The Lawrence Passion Project: Ellen Jacobson

Senior Linguistics Major Ellen Jacobson in the Somerset Room on the third floor of the Warch Campus Center.
Photo by David Baldwin

This column intends to find out what it means to be empathetic, to strive for understanding and to document fulfillment in action by having conversations with students working on Senior Experience Projects at Lawrence on how they are using their studies and passions as tools to create.

 

Students at Lawrence are encouraged to engage in multiple perspectives of learning, hoping to understand that there are many ways to think. In this process, different ways of thinking can converge into a nuanced and inherently interesting conversation. In a similar light, for senior Linguistics major Ellen Jacobson, all the languages of the world represent all the different ways similar ideas are communicated through different means. By understanding this, all these languages have innate value and function together to help tell a greater story.

Jacobson has been confident she has wanted to study languages, and more-so, linguistics, since she was in high school. “I studied Spanish in middle school and French in high school,” she explained, “and I thought it was so cool seeing all the similarities between the two languages and learning about how the languages worked. As native speakers of English, we know how English works, but we don’t necessarily know the rules. So, getting to learn the rules is exciting.”

Jacobson’s interest in language is rooted in understanding the rules, but also stems from her appreciation of how complex every system of language can be. Jacobson stated, “A lot of people think that studying linguistics is about learning proper language use and that I’m going to tell them if they’re using rules wrong or speaking incorrectly. But linguistics is a lot more about describing how language is used in general. There’s no right or wrong for language. If people use it, then it’s inherently grammatical. It’s appreciating language and how versatile language can be.”

Language is a balance of a very human pursuit, yet also structured with an incredibly systematic backbone. This balance intrigues Jacobson. “Linguistics is broad because it combines humanities and social sciences,” she said. “Language is so human, but it’s also mathematical; that’s the thing. You can’t just look at the theory, you have to see how humans use it. But then you also have to understand the basics of how the language actually works, too.”

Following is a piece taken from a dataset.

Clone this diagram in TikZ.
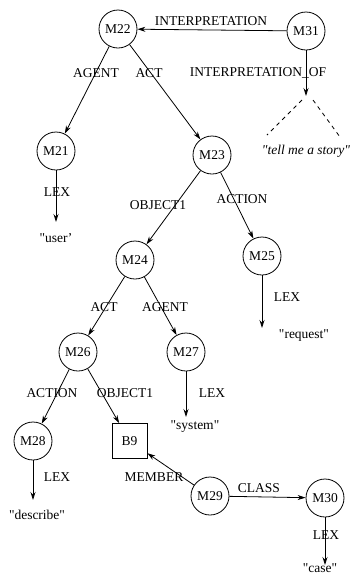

What has kept Jacobson compelled and excited about language is its ability to tell and retell familiar stories in countless ways. Jacobson elaborated on this as she stated, “I think it’s so cool that we’ve come up with these styles and different ways of communicating the same idea but differently. There is so much variety. In another language, they might have so many different words for love, like in Greek. I think in every language, there are so many different meanings, and each language has its own strong points of what it can express.”

Last spring, Jacobson spent the term in Senegal as part of Lawrence’s off-campus Francophone seminar in Dakar, where she was able to live with a host family and be immersed in the French language. Jacobson most enjoyed her experiences she gained living with a host family. “I loved that immersive context and being able to speak French with them,” she explained. “My French got a whole lot better. And my host family was just so wonderful. They would teach me all words and laugh when I’d get it wrong, which was okay, because it was really fun.”

One of the main things Jacobson found herself interested in during her travels was the language of Wolof spoken throughout Senegal. This interest has inspired her Senior Experience Project she is currently working on. She explained the language of Wolof, stating, “There are many different ethnic groups in Senegal and they all have their own languages, but they all speak Wolof. What I found really interesting is that they have three different clause structures in Wolof. There’s a subject-oriented clause where the emphasis gets put on the subject, there’s an action-oriented one, where the verb is emphasized, and there’s an object-oriented one. And each of these structures have their own pronoun paradigm.”

Jacobson boasts her interest in language is rooted in all the ways different languages communicate the same experiences, but with variance, and how that variance is significant. She carries that same interest as she’s working on her senior project. These three separate clauses might seem purely a grammatical rule, but Jacobson has noticed that these clauses affect the meaning of words in Wolof. This observation has spurred her project overall. She explained this as she stated, “Because of these three clauses, there’s a word that means ‘I’ that’s a separate word from the word that means ‘I’ in the action-oriented clause, that’s separate from the word that means ‘I’ in the object-oriented clause. All three of them mean ‘I’. I want to look at the conversational context that leads speakers to choose between which clause structure they want to use.”

After Lawrence, Jacobson wants to use her studies to serve others. She wishes to work in some place where she could help teach English to those who need it. She explained, “There’s so many refugees coming in all over the world, and I’d like to help them somehow to learn new languages so that they don’t have all the burden upon them to learn English.” Jacobson summed up the inspiration for this goal in one sentence as she stated, “I want to use all of this to help people.”